McKiel et al. first described isolation of a novel rickettsia, R. canada (sic) strain 2678. The agent was isolated in embryonated chicken eggs from a pool of Haemaphysalis leporispalustris ticks collected from a domestic rabbit used as a sentinel animal near Ottawa, Ontario, Canada in 1962-63. A second isolate, strain H299, was recovered from ticks removed from a snowshoe hare in October 1964, but this strain was lost. Subsequent field work failed to detect this agent until 1980, when another isolate CA410 of R. canada was obtained from H. leporispalustris tick from a black-tailed jack rabbit, Lepus californicus from Mendocino County in California. Serologic evidence has been described that suggests R. canadensis may cause a febrile disease in man.

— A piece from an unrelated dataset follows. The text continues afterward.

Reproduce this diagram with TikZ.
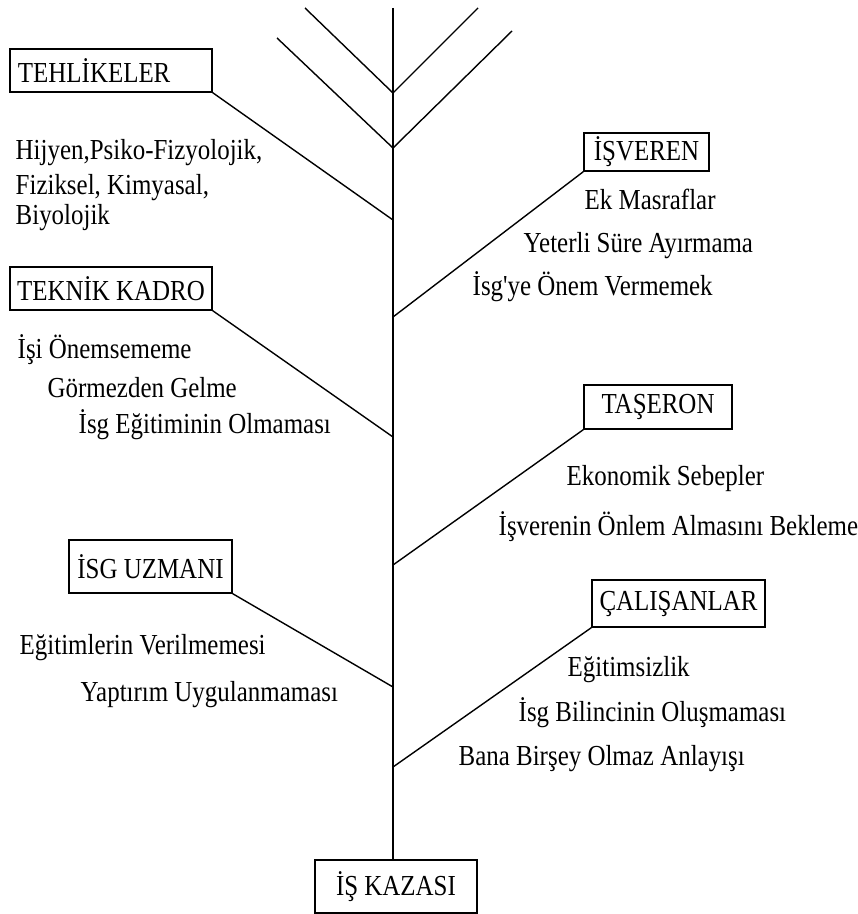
\documentclass[tikz,border=0pt]{standalone}
\usepackage{fontspec}
\setmainfont{Liberation Serif}[FakeStretch=0.86, Ligatures=TeXOff]
\usetikzlibrary{positioning}

\begin{document}
\begin{tikzpicture}[x=0.5pt, y=-0.5pt, line width=0.7pt, font=\fontsize{14.5}{17}\selectfont]
                \tikzstyle{block} = [draw, rectangle, inner sep=0pt]
                \tikzstyle{cause} = [anchor=base west, inner sep=0pt]
                \useasboundingbox (0,0) rectangle (857,914);

                \node [block, minimum width=101pt, minimum height=21.5pt, text width=93pt, align=left] (tehlike) at (111,70.5) {TEHLİKELER};
                \node [block, minimum width=101pt, minimum height=21.5pt] (teknik) at (111,288.5) {TEKNİK KADRO};
                \node [block, minimum width=62.5pt, minimum height=19pt] (isveren) at (646.5,152) {İŞVEREN};
                \node [block, minimum width=74pt, minimum height=22pt] (taseron) at (658,407) {TAŞERON};
                \node [block, minimum width=81.5pt, minimum height=26.5pt] (uzman) at (150.5,566.5) {İSG UZMANI};
                \node [block, minimum width=86.5pt, minimum height=23.5pt] (calisan) at (678.5,603.5) {ÇALIŞANLAR};
                \node [block, minimum width=81pt, minimum height=26.5pt] (kaza) at (396,886.5) {İŞ KAZASI};

                \node [cause] (hijyen) at (15,160) {Hijyen,Psiko-Fizyolojik,};
                \node [cause] (fiziksel) at (15,195) {Fiziksel, Kimyasal,};
                \node [cause] (biyolojik) at (15,225) {Biyolojik};
                \node [cause] (onemseme) at (17,358) {İşi Önemsememe};
                \node [cause] (gormezden) at (47,397) {Görmezden Gelme};
                \node [cause] (egitimyok) at (78,433) {İsg Eğitiminin Olmaması};
                \node [cause] (masraf) at (584,210) {Ek Masraflar};
                \node [cause] (sure) at (523,253) {Yeterli Süre Ayırmama};
                \node [cause] (onemvermeme) at (472,296) {İsg'ye Önem Vermemek};
                \node [cause] (ekonomik) at (566,485) {Ekonomik Sebepler};
                \node [cause] (bekleme) at (498,535) {İşverenin Önlem Almasını Bekleme};
                \node [cause] (verilmeme) at (19,654) {Eğitimlerin Verilmemesi};
                \node [cause] (yaptirim) at (80,701) {Yaptırım Uygulanmaması};
                \node [cause] (egitimsiz) at (567,676) {Eğitimsizlik};
                \node [cause] (bilinc) at (518,721) {İsg Bilincinin Oluşmaması};
                \node [cause] (anlayis) at (458,765) {Bana Birşey Olmaz Anlayışı};

                % trunk and joints
                \coordinate (top) at (393,8);
                \coordinate (j1) at (393,93);
                \coordinate (j2) at (393,148);
                \coordinate (j3) at (393,220);
                \coordinate (j4) at (393,317);
                \coordinate (j5) at (393,437);
                \coordinate (j6) at (393,565);
                \coordinate (j7) at (393,687);
                \coordinate (j8) at (393,767);
                \coordinate (v1l) at (305,8);
                \coordinate (v1r) at (478,8);
                \coordinate (v2l) at (277,38);
                \coordinate (v2r) at (512,31);

                \draw (top) -- (top |- kaza.north);
                \draw (v1l) -- (j1) -- (v1r);
                \draw (v2l) -- (j2) -- (v2r);
                \draw (tehlike.south east) -- (j3);
                \draw (isveren.south west) -- (j4);
                \draw (teknik.south east) -- (j5);
                \draw (taseron.south west) -- (j6);
                \draw (uzman.south east) -- (j7);
                \draw (calisan.south west) -- (j8);
\end{tikzpicture}
\end{document}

The biological and phylogenetic placement of R. canadensis has been problematic. While R. canadensis is antigenically more closely related to typhus group rickettsiae, like pathogenic spotted fever group rickettsiae, it causes a generalized infection in ticks, can be transmitted by ticks and is maintained transstadially and transovarially in them; it also invades the nuclei of cells6 and has both rOmpA and rOmpB proteins like spotted fever rickettsiae. On the other hand, like typhus group rickettsiae R. canadensis does not rapidly kill embryonated chicken eggs where it grows to high titers, it hemolyzes red blood cells, it is susceptible to erythromycin, and it forms small plaques more slowly than spotted fever group rickettsiae; it also has a G+C % similar to that of typhus group rickettsiae. DNA-DNA hybridization and sequence comparisons of specific rickettsial genes like those of 16S rRNA and groEL place it at a similar distance from typhus and spotted fever group rickettsiae much like the mite and flea transmitted species, R. akari and R. felis. This data suggested that R. canadensis may be representative of a distinct lineage of rickettsiae which is poorly represented as yet among characterized isolates but which, like R. bellii, shares some ancestral characteristics with both classic typhus and spotted fever group rickettsiae; in that sense it may more closely resemble forms ancestral to this genus.
The above description has been condensed from a paper presented at the 2009 American Society for Rickettsiology meeting in Hilton Head, South Carolina: Eremeeva ME, Madan A, Shaw C, Tang K, Dasch GA. 2009. New Perspectives on Rickettsial Evolution from New Genome Sequences of Rickettsia, particularly R. canadensis, and Orientia tsutsugamushi.